[Set task] Repeat the data that follows, word for word, without the images.

——

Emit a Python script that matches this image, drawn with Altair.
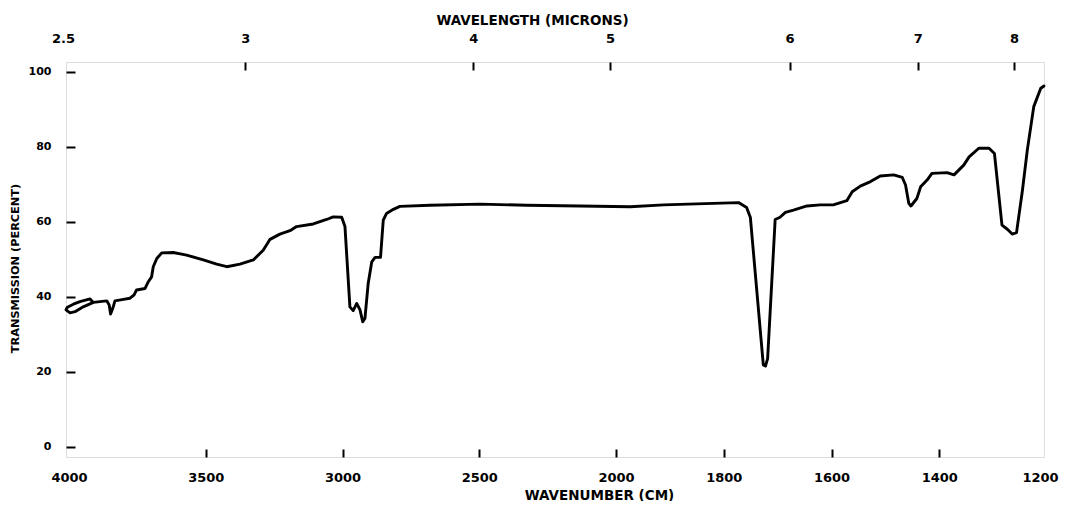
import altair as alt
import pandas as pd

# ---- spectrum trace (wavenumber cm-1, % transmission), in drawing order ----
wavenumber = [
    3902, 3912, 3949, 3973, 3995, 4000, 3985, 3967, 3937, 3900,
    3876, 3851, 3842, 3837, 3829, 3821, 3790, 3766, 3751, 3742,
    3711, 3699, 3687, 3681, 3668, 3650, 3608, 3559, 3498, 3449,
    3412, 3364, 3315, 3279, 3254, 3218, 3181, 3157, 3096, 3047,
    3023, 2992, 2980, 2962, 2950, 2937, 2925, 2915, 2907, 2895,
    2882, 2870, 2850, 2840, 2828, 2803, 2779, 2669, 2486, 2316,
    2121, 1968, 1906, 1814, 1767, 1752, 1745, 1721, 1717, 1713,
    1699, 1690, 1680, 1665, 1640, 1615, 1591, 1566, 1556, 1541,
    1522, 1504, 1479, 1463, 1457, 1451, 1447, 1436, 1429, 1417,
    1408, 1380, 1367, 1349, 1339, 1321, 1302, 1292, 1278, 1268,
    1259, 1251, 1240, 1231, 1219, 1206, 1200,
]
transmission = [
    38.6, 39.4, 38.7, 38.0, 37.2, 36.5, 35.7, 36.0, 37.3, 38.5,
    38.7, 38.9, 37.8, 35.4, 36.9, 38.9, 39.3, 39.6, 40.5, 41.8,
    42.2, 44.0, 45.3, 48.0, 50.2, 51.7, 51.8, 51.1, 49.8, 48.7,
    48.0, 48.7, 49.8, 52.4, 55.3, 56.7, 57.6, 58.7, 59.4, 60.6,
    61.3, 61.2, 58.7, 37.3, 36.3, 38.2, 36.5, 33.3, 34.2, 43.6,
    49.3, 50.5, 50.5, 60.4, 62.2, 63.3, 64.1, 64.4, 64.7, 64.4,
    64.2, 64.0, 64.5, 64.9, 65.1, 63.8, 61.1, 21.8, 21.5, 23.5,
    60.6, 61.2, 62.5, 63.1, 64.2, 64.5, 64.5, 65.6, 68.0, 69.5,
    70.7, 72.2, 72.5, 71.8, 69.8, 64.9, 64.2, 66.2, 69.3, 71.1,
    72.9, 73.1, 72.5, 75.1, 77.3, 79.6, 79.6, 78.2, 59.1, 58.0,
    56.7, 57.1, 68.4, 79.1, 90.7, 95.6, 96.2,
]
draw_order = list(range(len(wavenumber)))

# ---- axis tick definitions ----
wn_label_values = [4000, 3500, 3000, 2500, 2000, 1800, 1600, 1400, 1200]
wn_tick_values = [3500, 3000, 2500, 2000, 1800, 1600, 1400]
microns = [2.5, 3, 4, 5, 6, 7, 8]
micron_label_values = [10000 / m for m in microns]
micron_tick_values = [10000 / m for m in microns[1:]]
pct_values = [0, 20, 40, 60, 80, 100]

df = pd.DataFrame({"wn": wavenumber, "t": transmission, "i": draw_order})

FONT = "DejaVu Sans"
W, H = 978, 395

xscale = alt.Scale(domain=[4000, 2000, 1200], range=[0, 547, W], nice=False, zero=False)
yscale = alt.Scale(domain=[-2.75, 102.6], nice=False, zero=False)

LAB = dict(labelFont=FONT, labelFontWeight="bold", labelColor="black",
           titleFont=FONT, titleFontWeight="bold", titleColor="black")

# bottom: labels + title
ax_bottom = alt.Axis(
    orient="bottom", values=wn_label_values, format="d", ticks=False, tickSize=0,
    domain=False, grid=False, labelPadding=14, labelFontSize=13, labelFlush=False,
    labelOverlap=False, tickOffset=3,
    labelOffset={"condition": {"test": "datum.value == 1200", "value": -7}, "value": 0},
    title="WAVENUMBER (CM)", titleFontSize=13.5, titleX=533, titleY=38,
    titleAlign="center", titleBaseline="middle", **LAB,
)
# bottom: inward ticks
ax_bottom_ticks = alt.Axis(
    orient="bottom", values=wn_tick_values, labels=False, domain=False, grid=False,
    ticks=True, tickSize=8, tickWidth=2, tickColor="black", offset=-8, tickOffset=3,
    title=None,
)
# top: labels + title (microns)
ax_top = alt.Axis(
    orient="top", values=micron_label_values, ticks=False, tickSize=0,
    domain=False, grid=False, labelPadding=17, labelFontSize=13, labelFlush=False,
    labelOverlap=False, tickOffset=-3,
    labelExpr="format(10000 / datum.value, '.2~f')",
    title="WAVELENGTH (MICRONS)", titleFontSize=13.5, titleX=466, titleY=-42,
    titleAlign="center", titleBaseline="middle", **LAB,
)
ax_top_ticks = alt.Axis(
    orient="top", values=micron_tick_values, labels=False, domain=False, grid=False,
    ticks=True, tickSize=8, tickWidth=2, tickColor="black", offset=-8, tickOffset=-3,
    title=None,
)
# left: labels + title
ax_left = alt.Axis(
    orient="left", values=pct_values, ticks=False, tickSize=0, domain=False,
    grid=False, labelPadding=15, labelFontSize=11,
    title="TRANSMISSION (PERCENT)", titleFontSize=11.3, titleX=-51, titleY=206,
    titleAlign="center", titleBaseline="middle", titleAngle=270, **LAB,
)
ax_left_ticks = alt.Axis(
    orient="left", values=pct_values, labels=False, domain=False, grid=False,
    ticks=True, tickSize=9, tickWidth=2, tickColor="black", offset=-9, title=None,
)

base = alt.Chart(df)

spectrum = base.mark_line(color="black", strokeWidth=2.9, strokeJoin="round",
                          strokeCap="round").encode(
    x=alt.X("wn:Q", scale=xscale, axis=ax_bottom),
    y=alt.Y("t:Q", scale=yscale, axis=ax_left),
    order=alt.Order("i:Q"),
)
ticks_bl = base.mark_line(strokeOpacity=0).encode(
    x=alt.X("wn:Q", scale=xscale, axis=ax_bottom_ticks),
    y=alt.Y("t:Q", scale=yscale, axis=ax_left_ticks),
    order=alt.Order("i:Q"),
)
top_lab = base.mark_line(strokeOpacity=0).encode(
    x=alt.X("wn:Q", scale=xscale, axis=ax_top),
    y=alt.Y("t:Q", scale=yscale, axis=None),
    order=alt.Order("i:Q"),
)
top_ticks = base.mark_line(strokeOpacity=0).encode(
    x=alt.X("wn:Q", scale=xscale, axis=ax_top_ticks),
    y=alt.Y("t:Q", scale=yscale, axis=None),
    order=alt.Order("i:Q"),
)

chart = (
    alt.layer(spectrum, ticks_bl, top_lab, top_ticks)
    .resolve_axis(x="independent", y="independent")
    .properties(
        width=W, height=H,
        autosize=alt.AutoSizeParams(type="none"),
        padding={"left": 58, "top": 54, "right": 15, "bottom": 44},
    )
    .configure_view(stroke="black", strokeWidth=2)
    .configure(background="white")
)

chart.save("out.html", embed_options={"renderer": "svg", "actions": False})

——

[Complete response]
Emit a Python script that matches this image, drawn with Altair.
import altair as alt
import pandas as pd

# ---- spectrum trace (wavenumber cm-1, % transmission), in drawing order ----
wavenumber = [
    3902, 3912, 3949, 3973, 3995, 4000, 3985, 3967, 3937, 3900,
    3876, 3851, 3842, 3837, 3829, 3821, 3790, 3766, 3751, 3742,
    3711, 3699, 3687, 3681, 3668, 3650, 3608, 3559, 3498, 3449,
    3412, 3364, 3315, 3279, 3254, 3218, 3181, 3157, 3096, 3047,
    3023, 2992, 2980, 2962, 2950, 2937, 2925, 2915, 2907, 2895,
    2882, 2870, 2850, 2840, 2828, 2803, 2779, 2669, 2486, 2316,
    2121, 1968, 1906, 1814, 1767, 1752, 1745, 1721, 1717, 1713,
    1699, 1690, 1680, 1665, 1640, 1615, 1591, 1566, 1556, 1541,
    1522, 1504, 1479, 1463, 1457, 1451, 1447, 1436, 1429, 1417,
    1408, 1380, 1367, 1349, 1339, 1321, 1302, 1292, 1278, 1268,
    1259, 1251, 1240, 1231, 1219, 1206, 1200,
]
transmission = [
    38.6, 39.4, 38.7, 38.0, 37.2, 36.5, 35.7, 36.0, 37.3, 38.5,
    38.7, 38.9, 37.8, 35.4, 36.9, 38.9, 39.3, 39.6, 40.5, 41.8,
    42.2, 44.0, 45.3, 48.0, 50.2, 51.7, 51.8, 51.1, 49.8, 48.7,
    48.0, 48.7, 49.8, 52.4, 55.3, 56.7, 57.6, 58.7, 59.4, 60.6,
    61.3, 61.2, 58.7, 37.3, 36.3, 38.2, 36.5, 33.3, 34.2, 43.6,
    49.3, 50.5, 50.5, 60.4, 62.2, 63.3, 64.1, 64.4, 64.7, 64.4,
    64.2, 64.0, 64.5, 64.9, 65.1, 63.8, 61.1, 21.8, 21.5, 23.5,
    60.6, 61.2, 62.5, 63.1, 64.2, 64.5, 64.5, 65.6, 68.0, 69.5,
    70.7, 72.2, 72.5, 71.8, 69.8, 64.9, 64.2, 66.2, 69.3, 71.1,
    72.9, 73.1, 72.5, 75.1, 77.3, 79.6, 79.6, 78.2, 59.1, 58.0,
    56.7, 57.1, 68.4, 79.1, 90.7, 95.6, 96.2,
]
draw_order = list(range(len(wavenumber)))

# ---- axis tick definitions ----
wn_label_values = [4000, 3500, 3000, 2500, 2000, 1800, 1600, 1400, 1200]
wn_tick_values = [3500, 3000, 2500, 2000, 1800, 1600, 1400]
microns = [2.5, 3, 4, 5, 6, 7, 8]
micron_label_values = [10000 / m for m in microns]
micron_tick_values = [10000 / m for m in microns[1:]]
pct_values = [0, 20, 40, 60, 80, 100]

df = pd.DataFrame({"wn": wavenumber, "t": transmission, "i": draw_order})

FONT = "DejaVu Sans"
W, H = 978, 395

xscale = alt.Scale(domain=[4000, 2000, 1200], range=[0, 547, W], nice=False, zero=False)
yscale = alt.Scale(domain=[-2.75, 102.6], nice=False, zero=False)

LAB = dict(labelFont=FONT, labelFontWeight="bold", labelColor="black",
           titleFont=FONT, titleFontWeight="bold", titleColor="black")

# bottom: labels + title
ax_bottom = alt.Axis(
    orient="bottom", values=wn_label_values, format="d", ticks=False, tickSize=0,
    domain=False, grid=False, labelPadding=14, labelFontSize=13, labelFlush=False,
    labelOverlap=False, tickOffset=3,
    labelOffset={"condition": {"test": "datum.value == 1200", "value": -7}, "value": 0},
    title="WAVENUMBER (CM)", titleFontSize=13.5, titleX=533, titleY=38,
    titleAlign="center", titleBaseline="middle", **LAB,
)
# bottom: inward ticks
ax_bottom_ticks = alt.Axis(
    orient="bottom", values=wn_tick_values, labels=False, domain=False, grid=False,
    ticks=True, tickSize=8, tickWidth=2, tickColor="black", offset=-8, tickOffset=3,
    title=None,
)
# top: labels + title (microns)
ax_top = alt.Axis(
    orient="top", values=micron_label_values, ticks=False, tickSize=0,
    domain=False, grid=False, labelPadding=17, labelFontSize=13, labelFlush=False,
    labelOverlap=False, tickOffset=-3,
    labelExpr="format(10000 / datum.value, '.2~f')",
    title="WAVELENGTH (MICRONS)", titleFontSize=13.5, titleX=466, titleY=-42,
    titleAlign="center", titleBaseline="middle", **LAB,
)
ax_top_ticks = alt.Axis(
    orient="top", values=micron_tick_values, labels=False, domain=False, grid=False,
    ticks=True, tickSize=8, tickWidth=2, tickColor="black", offset=-8, tickOffset=-3,
    title=None,
)
# left: labels + title
ax_left = alt.Axis(
    orient="left", values=pct_values, ticks=False, tickSize=0, domain=False,
    grid=False, labelPadding=15, labelFontSize=11,
    title="TRANSMISSION (PERCENT)", titleFontSize=11.3, titleX=-51, titleY=206,
    titleAlign="center", titleBaseline="middle", titleAngle=270, **LAB,
)
ax_left_ticks = alt.Axis(
    orient="left", values=pct_values, labels=False, domain=False, grid=False,
    ticks=True, tickSize=9, tickWidth=2, tickColor="black", offset=-9, title=None,
)

base = alt.Chart(df)

spectrum = base.mark_line(color="black", strokeWidth=2.9, strokeJoin="round",
                          strokeCap="round").encode(
    x=alt.X("wn:Q", scale=xscale, axis=ax_bottom),
    y=alt.Y("t:Q", scale=yscale, axis=ax_left),
    order=alt.Order("i:Q"),
)
ticks_bl = base.mark_line(strokeOpacity=0).encode(
    x=alt.X("wn:Q", scale=xscale, axis=ax_bottom_ticks),
    y=alt.Y("t:Q", scale=yscale, axis=ax_left_ticks),
    order=alt.Order("i:Q"),
)
top_lab = base.mark_line(strokeOpacity=0).encode(
    x=alt.X("wn:Q", scale=xscale, axis=ax_top),
    y=alt.Y("t:Q", scale=yscale, axis=None),
    order=alt.Order("i:Q"),
)
top_ticks = base.mark_line(strokeOpacity=0).encode(
    x=alt.X("wn:Q", scale=xscale, axis=ax_top_ticks),
    y=alt.Y("t:Q", scale=yscale, axis=None),
    order=alt.Order("i:Q"),
)

chart = (
    alt.layer(spectrum, ticks_bl, top_lab, top_ticks)
    .resolve_axis(x="independent", y="independent")
    .properties(
        width=W, height=H,
        autosize=alt.AutoSizeParams(type="none"),
        padding={"left": 58, "top": 54, "right": 15, "bottom": 44},
    )
    .configure_view(stroke="black", strokeWidth=2)
    .configure(background="white")
)

chart.save("out.html", embed_options={"renderer": "svg", "actions": False})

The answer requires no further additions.